Most foul decisions on the other hand are significantly more complex, not least because there is a significant degree of ambiguity in what is and isn’t a foul? What does and doesn’t constitute a yellow card? What does and doesn’t constitute a second yellow? And what does and doesn’t constitute a red? FIFA already deals with this to an extent – the refereeing personality added in FIFA 11 means that we have referees who give everything and referees who give nothing, but outside of that it’s still very shallow.

The best example is how FIFA deals with repeat fouls, in that it basically doesn’t. How often do we see a referee wagging his finger of flailing his arms at a player to warn him that it’s his last chance, and not to do it again only for him to do it again and get precisely the same response? There is never any sense in which a player is actually on thin ice, even if the commentators do say so, and adding some kind of match-length memory to the referees should be a first port of call. If there is one thing my hobby of investigating real life referees has taught me is that their decisions are based at least as much on what has happened so far as what actually happened in any particular incident: a referee in real life will react to the same foul in many different ways dependent on previous fouls, the match time, whether it’s an intense derby or an expected walk-over, and so forth. One could also say that referees seem to react significantly differently to a foul coming from X team or Y – a level of depth which should not be part of FIFA.

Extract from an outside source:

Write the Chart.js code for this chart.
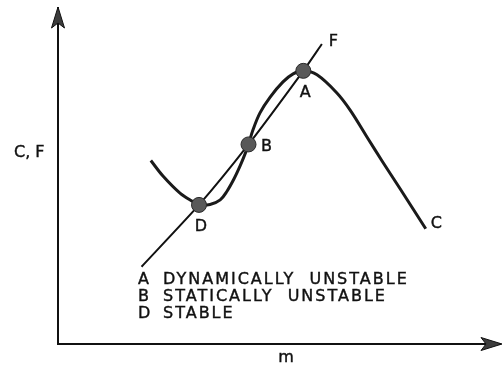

Finally, to pick on a problem specific to online play, there is still plenty of abuse when it comes to malicious and cynical tackles to prevent the opponent scoring. I’m sure most people have experienced this before – you’re in the 90th minute and one on one with the keeper, before you’re taken out from behind. Why? Well, the better question is why not? The disadvantage is that you give away a freekick, which is much less likely to be scored than a one-on-one, and you lose a player for all of 30 seconds. In real life there is plenty of reason not to do it – a player would be served a three match ban for the tackle: but there is no such construct online.

It’s easy enough to see why there is no such system online, but it’s clear that a similar type of disincentive as the suspension would be beneficial here to crack down continually aggressive tackling. Ideally, you’d have a system which mimicked real life suspensions: you get a player sent off or he gets too many yellow cards and you might not be able to use him next match. It may be a tricky fit though, given the ability to play with a different team every match online – but it’s inclusion would be something vastly beneficial to the ‘Seasons’ feel of Seasons, and the same would be true in Pro Clubs.

I may loathe most of the referees in the real world for the rest of my life, but there is really no reason for anyone to feel that way about FIFA’s. FIFA’s referees have it real easy, they don’t have to deal with Cristiano Ronaldo’s dives or Lampard’s ball-which-most-definitely-crossed-the-line, or their real life counterparts’ purported blindness and lack of fitness: but they do absolutely need to be able to lay out the rules of the game consistently and fairly, and hopefully with an added authentic layer of depth too. There is simply no reason for me to be cursing the referee as the reason why I didn’t get promoted in Seasons – even if such disgraceful things are all too common in real life.